## What you need to do
Take the material below and extract the lines from the one with "Write a Python" through the one with "gy2_pojkar = [16.6, 17.3, 11.8]", word for word, without pictures.

## Dataset records
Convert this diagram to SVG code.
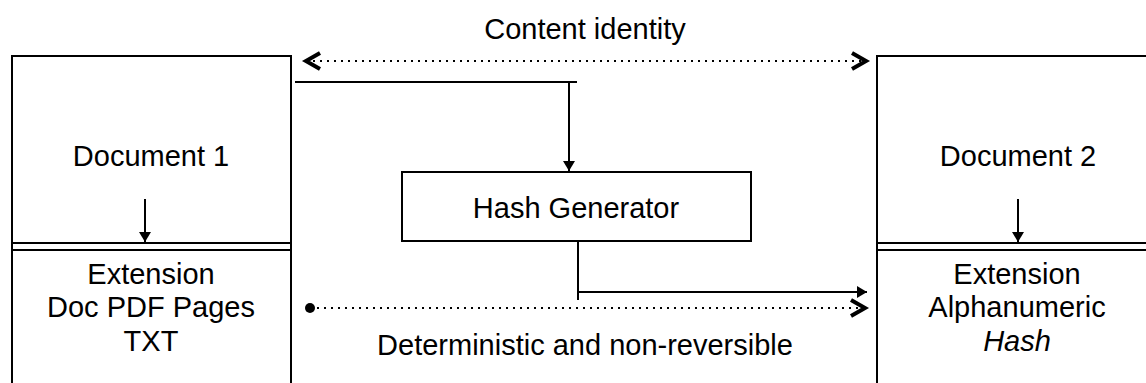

...

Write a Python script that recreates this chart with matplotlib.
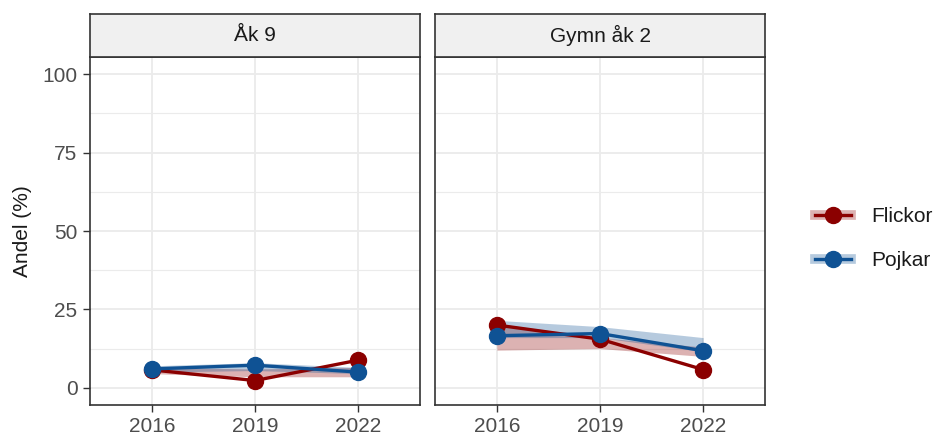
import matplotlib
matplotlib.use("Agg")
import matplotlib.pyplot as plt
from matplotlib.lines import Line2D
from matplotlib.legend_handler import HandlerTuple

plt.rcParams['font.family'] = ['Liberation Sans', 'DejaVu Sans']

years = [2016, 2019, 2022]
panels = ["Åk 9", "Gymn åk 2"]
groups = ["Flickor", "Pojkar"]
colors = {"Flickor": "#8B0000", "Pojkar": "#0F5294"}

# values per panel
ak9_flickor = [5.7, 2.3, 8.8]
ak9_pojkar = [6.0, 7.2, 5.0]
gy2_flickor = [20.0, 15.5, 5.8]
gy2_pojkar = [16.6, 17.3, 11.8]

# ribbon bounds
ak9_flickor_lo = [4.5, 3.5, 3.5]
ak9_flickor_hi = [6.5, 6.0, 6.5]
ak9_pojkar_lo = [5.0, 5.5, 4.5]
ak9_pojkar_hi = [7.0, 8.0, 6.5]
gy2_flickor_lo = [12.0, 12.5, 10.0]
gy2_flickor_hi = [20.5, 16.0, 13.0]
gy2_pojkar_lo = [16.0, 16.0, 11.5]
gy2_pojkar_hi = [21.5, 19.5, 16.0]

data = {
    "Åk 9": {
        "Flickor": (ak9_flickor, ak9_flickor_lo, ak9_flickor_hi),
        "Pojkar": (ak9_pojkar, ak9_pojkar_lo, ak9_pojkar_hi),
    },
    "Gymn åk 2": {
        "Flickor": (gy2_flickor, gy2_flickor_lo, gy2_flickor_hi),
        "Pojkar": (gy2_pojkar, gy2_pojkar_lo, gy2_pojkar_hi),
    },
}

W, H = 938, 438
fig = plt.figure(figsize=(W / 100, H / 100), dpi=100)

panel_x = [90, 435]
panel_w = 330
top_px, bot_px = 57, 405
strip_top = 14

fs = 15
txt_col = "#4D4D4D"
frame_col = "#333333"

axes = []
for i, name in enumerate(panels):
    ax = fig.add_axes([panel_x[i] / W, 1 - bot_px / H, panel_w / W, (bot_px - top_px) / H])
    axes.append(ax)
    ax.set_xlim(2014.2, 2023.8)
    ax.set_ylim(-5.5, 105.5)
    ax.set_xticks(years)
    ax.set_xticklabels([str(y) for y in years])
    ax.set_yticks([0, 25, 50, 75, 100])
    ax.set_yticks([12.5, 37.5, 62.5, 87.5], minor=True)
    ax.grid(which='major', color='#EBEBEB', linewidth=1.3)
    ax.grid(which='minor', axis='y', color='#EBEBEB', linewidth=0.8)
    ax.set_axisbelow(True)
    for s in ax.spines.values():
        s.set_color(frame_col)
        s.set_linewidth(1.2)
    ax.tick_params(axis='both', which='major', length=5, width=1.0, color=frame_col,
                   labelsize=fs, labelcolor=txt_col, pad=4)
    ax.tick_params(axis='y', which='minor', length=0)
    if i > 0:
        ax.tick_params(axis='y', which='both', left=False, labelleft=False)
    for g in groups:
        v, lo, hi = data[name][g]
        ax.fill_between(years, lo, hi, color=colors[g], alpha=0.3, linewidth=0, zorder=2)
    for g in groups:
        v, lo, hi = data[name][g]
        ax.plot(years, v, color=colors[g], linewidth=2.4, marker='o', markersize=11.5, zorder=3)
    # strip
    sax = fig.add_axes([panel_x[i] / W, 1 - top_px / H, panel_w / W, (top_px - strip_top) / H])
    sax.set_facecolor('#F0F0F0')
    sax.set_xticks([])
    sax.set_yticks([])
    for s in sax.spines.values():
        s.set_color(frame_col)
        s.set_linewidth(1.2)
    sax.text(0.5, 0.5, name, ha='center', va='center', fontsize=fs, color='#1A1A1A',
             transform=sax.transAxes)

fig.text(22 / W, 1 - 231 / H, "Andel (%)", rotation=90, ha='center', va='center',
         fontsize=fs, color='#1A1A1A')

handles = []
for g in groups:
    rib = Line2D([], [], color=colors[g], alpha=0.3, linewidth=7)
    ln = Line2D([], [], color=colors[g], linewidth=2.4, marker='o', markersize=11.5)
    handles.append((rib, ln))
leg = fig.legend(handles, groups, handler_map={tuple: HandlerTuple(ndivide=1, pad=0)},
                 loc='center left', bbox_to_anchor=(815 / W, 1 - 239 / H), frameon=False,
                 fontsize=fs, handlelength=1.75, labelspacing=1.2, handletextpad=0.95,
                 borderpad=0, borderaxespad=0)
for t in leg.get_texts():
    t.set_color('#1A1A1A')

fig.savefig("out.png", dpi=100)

## Result
Write a Python script that recreates this chart with matplotlib.
import matplotlib
matplotlib.use("Agg")
import matplotlib.pyplot as plt
from matplotlib.lines import Line2D
from matplotlib.legend_handler import HandlerTuple

plt.rcParams['font.family'] = ['Liberation Sans', 'DejaVu Sans']

years = [2016, 2019, 2022]
panels = ["Åk 9", "Gymn åk 2"]
groups = ["Flickor", "Pojkar"]
colors = {"Flickor": "#8B0000", "Pojkar": "#0F5294"}

# values per panel
ak9_flickor = [5.7, 2.3, 8.8]
ak9_pojkar = [6.0, 7.2, 5.0]
gy2_flickor = [20.0, 15.5, 5.8]
gy2_pojkar = [16.6, 17.3, 11.8]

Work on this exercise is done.